Exercise :: Will you print the material below without altering a single character?

== Supplied data ==

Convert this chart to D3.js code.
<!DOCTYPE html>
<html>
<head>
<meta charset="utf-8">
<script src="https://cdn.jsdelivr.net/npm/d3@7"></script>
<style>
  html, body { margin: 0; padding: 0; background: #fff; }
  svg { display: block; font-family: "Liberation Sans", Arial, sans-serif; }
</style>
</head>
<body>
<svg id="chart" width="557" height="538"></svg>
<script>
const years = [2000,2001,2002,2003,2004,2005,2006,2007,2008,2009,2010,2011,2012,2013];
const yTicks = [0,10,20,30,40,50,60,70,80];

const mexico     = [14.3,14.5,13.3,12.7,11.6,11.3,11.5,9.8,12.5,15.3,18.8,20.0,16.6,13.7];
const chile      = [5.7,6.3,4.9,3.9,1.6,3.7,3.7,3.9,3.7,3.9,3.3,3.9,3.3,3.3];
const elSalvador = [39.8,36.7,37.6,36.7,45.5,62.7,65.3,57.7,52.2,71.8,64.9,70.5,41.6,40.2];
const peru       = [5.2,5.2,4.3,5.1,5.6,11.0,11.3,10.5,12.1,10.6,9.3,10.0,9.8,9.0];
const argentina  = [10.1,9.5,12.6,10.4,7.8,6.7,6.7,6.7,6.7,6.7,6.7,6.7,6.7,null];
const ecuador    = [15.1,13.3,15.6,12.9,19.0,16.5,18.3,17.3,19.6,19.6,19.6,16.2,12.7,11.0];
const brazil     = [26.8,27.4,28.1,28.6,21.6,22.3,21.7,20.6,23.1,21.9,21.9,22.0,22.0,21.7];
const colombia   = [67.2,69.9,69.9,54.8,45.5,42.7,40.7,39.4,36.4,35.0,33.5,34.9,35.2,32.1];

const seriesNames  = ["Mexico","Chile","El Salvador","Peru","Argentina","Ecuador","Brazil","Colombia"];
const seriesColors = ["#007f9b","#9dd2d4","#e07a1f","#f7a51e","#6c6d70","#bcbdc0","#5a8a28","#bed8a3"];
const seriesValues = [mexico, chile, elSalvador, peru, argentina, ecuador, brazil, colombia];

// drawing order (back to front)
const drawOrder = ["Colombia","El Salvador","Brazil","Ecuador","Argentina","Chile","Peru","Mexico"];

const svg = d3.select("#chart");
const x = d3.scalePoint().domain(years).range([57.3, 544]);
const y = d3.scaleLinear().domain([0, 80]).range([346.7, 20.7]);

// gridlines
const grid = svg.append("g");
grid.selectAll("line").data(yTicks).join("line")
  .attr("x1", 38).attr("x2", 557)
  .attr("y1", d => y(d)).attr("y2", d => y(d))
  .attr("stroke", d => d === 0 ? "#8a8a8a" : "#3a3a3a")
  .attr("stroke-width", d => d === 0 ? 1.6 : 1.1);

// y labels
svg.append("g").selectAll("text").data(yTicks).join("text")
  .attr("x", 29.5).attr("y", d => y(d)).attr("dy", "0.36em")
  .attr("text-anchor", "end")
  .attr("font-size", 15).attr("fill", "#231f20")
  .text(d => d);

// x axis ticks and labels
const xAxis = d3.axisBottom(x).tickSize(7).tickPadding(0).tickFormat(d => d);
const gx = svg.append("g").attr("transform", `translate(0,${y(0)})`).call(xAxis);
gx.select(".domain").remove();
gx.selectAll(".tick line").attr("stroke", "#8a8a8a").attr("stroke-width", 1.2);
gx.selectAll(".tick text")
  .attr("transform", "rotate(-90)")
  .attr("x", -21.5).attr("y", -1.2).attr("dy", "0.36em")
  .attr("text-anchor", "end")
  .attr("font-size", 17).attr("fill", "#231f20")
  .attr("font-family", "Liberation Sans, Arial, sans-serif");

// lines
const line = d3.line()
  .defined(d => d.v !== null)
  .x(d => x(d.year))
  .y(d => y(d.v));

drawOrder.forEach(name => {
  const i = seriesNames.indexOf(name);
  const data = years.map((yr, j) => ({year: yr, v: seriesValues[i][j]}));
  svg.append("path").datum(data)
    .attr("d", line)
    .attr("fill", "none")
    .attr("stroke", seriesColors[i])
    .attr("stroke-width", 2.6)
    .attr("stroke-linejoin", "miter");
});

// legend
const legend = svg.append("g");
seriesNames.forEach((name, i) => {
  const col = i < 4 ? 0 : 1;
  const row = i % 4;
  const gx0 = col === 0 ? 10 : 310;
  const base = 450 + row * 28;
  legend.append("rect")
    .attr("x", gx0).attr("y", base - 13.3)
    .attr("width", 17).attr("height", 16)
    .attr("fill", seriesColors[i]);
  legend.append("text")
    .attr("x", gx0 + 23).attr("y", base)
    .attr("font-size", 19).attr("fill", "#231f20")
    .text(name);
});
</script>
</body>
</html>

===

Answer ::
Convert this chart to D3.js code.
<!DOCTYPE html>
<html>
<head>
<meta charset="utf-8">
<script src="https://cdn.jsdelivr.net/npm/d3@7"></script>
<style>
  html, body { margin: 0; padding: 0; background: #fff; }
  svg { display: block; font-family: "Liberation Sans", Arial, sans-serif; }
</style>
</head>
<body>
<svg id="chart" width="557" height="538"></svg>
<script>
const years = [2000,2001,2002,2003,2004,2005,2006,2007,2008,2009,2010,2011,2012,2013];
const yTicks = [0,10,20,30,40,50,60,70,80];

const mexico     = [14.3,14.5,13.3,12.7,11.6,11.3,11.5,9.8,12.5,15.3,18.8,20.0,16.6,13.7];
const chile      = [5.7,6.3,4.9,3.9,1.6,3.7,3.7,3.9,3.7,3.9,3.3,3.9,3.3,3.3];
const elSalvador = [39.8,36.7,37.6,36.7,45.5,62.7,65.3,57.7,52.2,71.8,64.9,70.5,41.6,40.2];
const peru       = [5.2,5.2,4.3,5.1,5.6,11.0,11.3,10.5,12.1,10.6,9.3,10.0,9.8,9.0];
const argentina  = [10.1,9.5,12.6,10.4,7.8,6.7,6.7,6.7,6.7,6.7,6.7,6.7,6.7,null];
const ecuador    = [15.1,13.3,15.6,12.9,19.0,16.5,18.3,17.3,19.6,19.6,19.6,16.2,12.7,11.0];
const brazil     = [26.8,27.4,28.1,28.6,21.6,22.3,21.7,20.6,23.1,21.9,21.9,22.0,22.0,21.7];
const colombia   = [67.2,69.9,69.9,54.8,45.5,42.7,40.7,39.4,36.4,35.0,33.5,34.9,35.2,32.1];

const seriesNames  = ["Mexico","Chile","El Salvador","Peru","Argentina","Ecuador","Brazil","Colombia"];
const seriesColors = ["#007f9b","#9dd2d4","#e07a1f","#f7a51e","#6c6d70","#bcbdc0","#5a8a28","#bed8a3"];
const seriesValues = [mexico, chile, elSalvador, peru, argentina, ecuador, brazil, colombia];

// drawing order (back to front)
const drawOrder = ["Colombia","El Salvador","Brazil","Ecuador","Argentina","Chile","Peru","Mexico"];

const svg = d3.select("#chart");
const x = d3.scalePoint().domain(years).range([57.3, 544]);
const y = d3.scaleLinear().domain([0, 80]).range([346.7, 20.7]);

// gridlines
const grid = svg.append("g");
grid.selectAll("line").data(yTicks).join("line")
  .attr("x1", 38).attr("x2", 557)
  .attr("y1", d => y(d)).attr("y2", d => y(d))
  .attr("stroke", d => d === 0 ? "#8a8a8a" : "#3a3a3a")
  .attr("stroke-width", d => d === 0 ? 1.6 : 1.1);

// y labels
svg.append("g").selectAll("text").data(yTicks).join("text")
  .attr("x", 29.5).attr("y", d => y(d)).attr("dy", "0.36em")
  .attr("text-anchor", "end")
  .attr("font-size", 15).attr("fill", "#231f20")
  .text(d => d);

// x axis ticks and labels
const xAxis = d3.axisBottom(x).tickSize(7).tickPadding(0).tickFormat(d => d);
const gx = svg.append("g").attr("transform", `translate(0,${y(0)})`).call(xAxis);
gx.select(".domain").remove();
gx.selectAll(".tick line").attr("stroke", "#8a8a8a").attr("stroke-width", 1.2);
gx.selectAll(".tick text")
  .attr("transform", "rotate(-90)")
  .attr("x", -21.5).attr("y", -1.2).attr("dy", "0.36em")
  .attr("text-anchor", "end")
  .attr("font-size", 17).attr("fill", "#231f20")
  .attr("font-family", "Liberation Sans, Arial, sans-serif");

// lines
const line = d3.line()
  .defined(d => d.v !== null)
  .x(d => x(d.year))
  .y(d => y(d.v));

drawOrder.forEach(name => {
  const i = seriesNames.indexOf(name);
  const data = years.map((yr, j) => ({year: yr, v: seriesValues[i][j]}));
  svg.append("path").datum(data)
    .attr("d", line)
    .attr("fill", "none")
    .attr("stroke", seriesColors[i])
    .attr("stroke-width", 2.6)
    .attr("stroke-linejoin", "miter");
});

// legend
const legend = svg.append("g");
seriesNames.forEach((name, i) => {
  const col = i < 4 ? 0 : 1;
  const row = i % 4;
  const gx0 = col === 0 ? 10 : 310;
  const base = 450 + row * 28;
  legend.append("rect")
    .attr("x", gx0).attr("y", base - 13.3)
    .attr("width", 17).attr("height", 16)
    .attr("fill", seriesColors[i]);
  legend.append("text")
    .attr("x", gx0 + 23).attr("y", base)
    .attr("font-size", 19).attr("fill", "#231f20")
    .text(name);
});
</script>
</body>
</html>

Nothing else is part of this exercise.